Sexual desire has gotten so ingrained into our society we even accept a condition which I refer to as being horny to (ahem) rise to the level of a disease. Not merely a strong desire to have sex but a medical condition that has them predisposed to need sex. A new market will soon open for medicinal debauchery because addicts can’t keep it IN their jeans so they blame it ON their genes. No coincidence it seems to effect celebrities and politicians more than other people. Maybe they really are driven uncontrollably, or maybe, just maybe, they are egotistical arrogant assholes who lack the awareness of anyone outside of themselves and their own all important desires. But in the end we need to do something with them.

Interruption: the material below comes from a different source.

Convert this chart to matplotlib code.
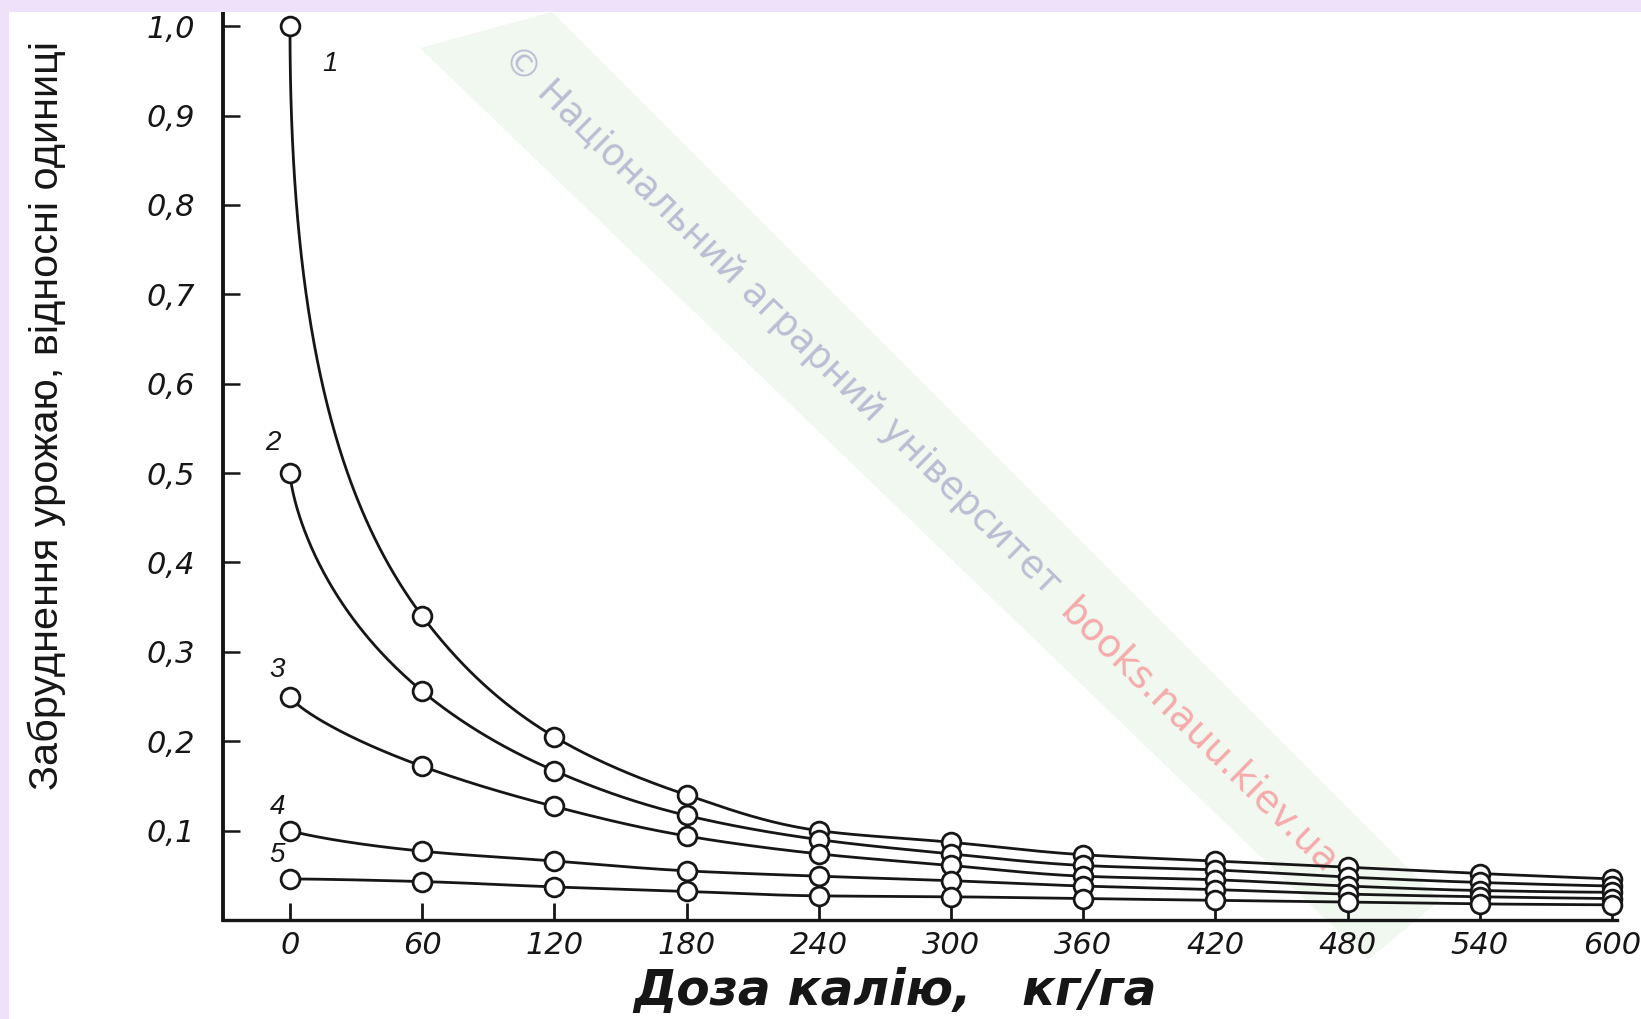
import numpy as np
import matplotlib
matplotlib.use("Agg")
import matplotlib.pyplot as plt
from matplotlib.patches import Polygon, Rectangle
from matplotlib import font_manager

# ---------------- data ----------------
dose = [0, 60, 120, 180, 240, 300, 360, 420, 480, 540, 600]
curve_1 = [1.00, 0.340, 0.205, 0.140, 0.100, 0.087, 0.073, 0.066, 0.059, 0.052, 0.046]
curve_2 = [0.50, 0.256, 0.167, 0.117, 0.090, 0.074, 0.061, 0.056, 0.048, 0.042, 0.038]
curve_3 = [0.25, 0.172, 0.127, 0.094, 0.074, 0.061, 0.049, 0.045, 0.038, 0.033, 0.031]
curve_4 = [0.10, 0.077, 0.066, 0.055, 0.049, 0.044, 0.038, 0.034, 0.029, 0.026, 0.024]
curve_5 = [0.046, 0.043, 0.037, 0.032, 0.027, 0.026, 0.024, 0.022, 0.020, 0.018, 0.017]
curve_names = ["1", "2", "3", "4", "5"]
y_tick_values = [0.1, 0.2, 0.3, 0.4, 0.5, 0.6, 0.7, 0.8, 0.9, 1.0]
y_tick_labels = ["0,1", "0,2", "0,3", "0,4", "0,5", "0,6", "0,7", "0,8", "0,9", "1,0"]
x_tick_labels = ["0", "60", "120", "180", "240", "300", "360", "420", "480", "540", "600"]
x_label = "Доза калію,   кг/га"
y_label = "Забруднення урожаю, відносні одиниці"
watermark_main = "© Національний аграрний університет"
watermark_site = "books.nauu.kiev.ua"

# ---------------- styling ----------------
W, H = 1641, 1019
INK = "#161616"
fig = plt.figure(figsize=(W / 100, H / 100), dpi=100)
fig.patch.set_facecolor("white")


def fx(px):
    return px / W


def fy(py):
    return 1 - py / H


installed = {f.name for f in font_manager.fontManager.ttflist}
SANS = "Liberation Sans" if "Liberation Sans" in installed else "DejaVu Sans"
NARROW = "Liberation Sans Narrow" if "Liberation Sans Narrow" in installed else SANS


def pchip(x, y, xq):
    x = np.asarray(x, float)
    y = np.asarray(y, float)
    h = np.diff(x)
    delta = np.diff(y) / h
    n = len(x)
    d = np.zeros(n)
    for k in range(1, n - 1):
        if delta[k - 1] * delta[k] > 0:
            w1 = 2 * h[k] + h[k - 1]
            w2 = h[k] + 2 * h[k - 1]
            d[k] = (w1 + w2) / (w1 / delta[k - 1] + w2 / delta[k])

    def edge(h0, h1, d0, d1):
        dd = ((2 * h0 + h1) * d0 - h0 * d1) / (h0 + h1)
        if np.sign(dd) != np.sign(d0):
            dd = 0.0
        elif np.sign(d0) != np.sign(d1) and abs(dd) > abs(3 * d0):
            dd = 3 * d0
        return dd

    d[0] = edge(h[0], h[1], delta[0], delta[1])
    d[-1] = edge(h[-1], h[-2], delta[-1], delta[-2])
    idx = np.clip(np.searchsorted(x, xq) - 1, 0, n - 2)
    t = (xq - x[idx]) / h[idx]
    h00 = 2 * t**3 - 3 * t**2 + 1
    h10 = t**3 - 2 * t**2 + t
    h01 = -2 * t**3 + 3 * t**2
    h11 = t**3 - t**2
    return h00 * y[idx] + h10 * h[idx] * d[idx] + h01 * y[idx + 1] + h11 * h[idx] * d[idx + 1]


def smooth(xs, ys, p):
    xs = np.asarray(xs, float)
    ys = np.asarray(ys, float)
    t = xs**p
    tq = np.linspace(t[0], t[-1], 600)
    yq = np.exp(pchip(t, np.log(ys), tq))
    return tq ** (1 / p), yq


# ---------------- background decorations ----------------
band = Polygon([(fx(420), fy(48)), (fx(552), fy(12)), (fx(1440), fy(900)), (fx(1368), fy(960))],
               closed=True, transform=fig.transFigure, facecolor="#F0F8F0", edgecolor="none", zorder=-3)
fig.patches.append(band)

wm1 = fig.text(fx(508), fy(52), watermark_main, color="#BCBCD2", family="DejaVu Sans", fontsize=24,
               ha="left", va="center", rotation_mode="anchor", zorder=-2)
wm2 = fig.text(fx(1066), fy(606), watermark_site, color="#F6ABAB", family="DejaVu Sans", fontsize=24,
               ha="left", va="center", rotation_mode="anchor", zorder=-2)

fig.patches.append(Rectangle((0, 0), fx(9), 1, transform=fig.transFigure,
                             facecolor="#EFE1F9", edgecolor="none", zorder=10))
fig.patches.append(Rectangle((0, fy(12)), 1, 12 / H, transform=fig.transFigure,
                             facecolor="#EFE1F9", edgecolor="none", zorder=10))

# ---------------- axes ----------------
ax = fig.add_axes([fx(223), fy(920), fx(1617) - fx(223), fy(10.5) - fy(920)])
ax.set_facecolor("none")
ax.set_xlim(-30.4, 602.3)
ax.set_ylim(0, 1.0176)

series = [curve_1, curve_2, curve_3, curve_4, curve_5]
shape = [0.5, 0.72, 0.8, 0.9, 1.0]
label_offsets = [(29, -27), (-12, 22), (-9, 19), (-9, 17), (-9, 17)]

for ys, p, name, off in zip(series, shape, curve_names, label_offsets):
    xs_s, ys_s = smooth(dose, ys, p)
    ax.plot(xs_s, ys_s, color=INK, lw=2.0, zorder=3, clip_on=False)
    ax.plot(dose, ys, ls="none", marker="o", ms=13.5, mfc="white", mec=INK, mew=2.0,
            zorder=4, clip_on=False)
    ax.annotate(name, xy=(dose[0], ys[0]), xytext=off, textcoords="offset points",
                ha="center", va="center", fontsize=20, style="italic", color=INK, family=SANS)

for s in ["top", "right"]:
    ax.spines[s].set_visible(False)
ax.spines["left"].set_linewidth(2.8)
ax.spines["bottom"].set_linewidth(2.4)
ax.spines["left"].set_color(INK)
ax.spines["bottom"].set_color(INK)

ax.set_xticks(dose)
ax.set_xticklabels(x_tick_labels)
ax.set_yticks(y_tick_values)
ax.set_yticklabels(y_tick_labels)
ax.tick_params(axis="x", direction="in", length=12, width=2.0, pad=8, labelsize=22,
               colors=INK)
ax.tick_params(axis="y", direction="in", length=12, width=1.8, pad=20, labelsize=22,
               colors=INK)
for lab in ax.get_xticklabels() + ax.get_yticklabels():
    lab.set_fontstyle("italic")
    lab.set_family("DejaVu Sans")

xl = fig.text(fx(895), fy(1005), x_label, fontsize=35, fontweight="bold", fontstyle="italic",
              family="DejaVu Sans", color=INK, ha="center", va="baseline")
yl = fig.text(fx(47), fy(416), y_label, fontsize=30, family=NARROW, fontstretch="condensed",
              color=INK, ha="center", va="center", rotation=90)

# fit text lengths to the reference
r = fig.canvas.get_renderer()
for t, target, attr, cap in [(yl, 748, "height", 60),
                             (wm1, 768, "width", 60), (wm2, 375, "width", 60)]:
    bb = t.get_window_extent(r)
    t.set_fontsize(min(cap, t.get_fontsize() * target / getattr(bb, attr)))
wm1.set_rotation(-44.5)
wm2.set_rotation(-44.5)

fig.savefig("out.png", dpi=100, facecolor="white")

So should we just send them to Sexaholics anonymous? “Hi, my mane is JT and I’m a sex addict. I‘ve been ejaculation free for one week now and I feel weak. I need a sponsor, preferably a younger redhead. I‘m just crazy about gingers” Sorry, I for one am not buying it. We all get horny but we also know right from wrong. I mean hell, why not say I have a bank robbing addiction, or an addiction to stealing expensive cars that goes back to my childhood? “It’s not my fault, if he didn’t want me stealing his Mercedes then why did they have to keep it in such sexy good condition. It’s my Dads fault for always making me wash his shitty Oldsmobile.”
This is what people like Jimmy Swaggart used as the excuse for committing the sin of sex or in his case hypocra-sex. Having sex after telling others they’ll go to hell for having it. Maybe he was trying to horde all the sex for himself. Guys who get caught with their pants down with their hose watering the wrong garden these days claim its an uncontrollable burning desire to relieve their sexual tensions. Its recognized as a medical condition. They suffer from chronic medical condition called Acute NonMeaCulpa, or “Not my fault.” That used to be something we said back in grade school before we actually knew right from wrong but now its an excuse to get someone off the hook for acting on something they knew was wrong. Don’t blame the one committing the illegal act, blame it on one of the seven deadly sins. Lust, Gluttony, Greed, Sloth, Wrath, Envy, and Pride. Or in a word, DESIRE.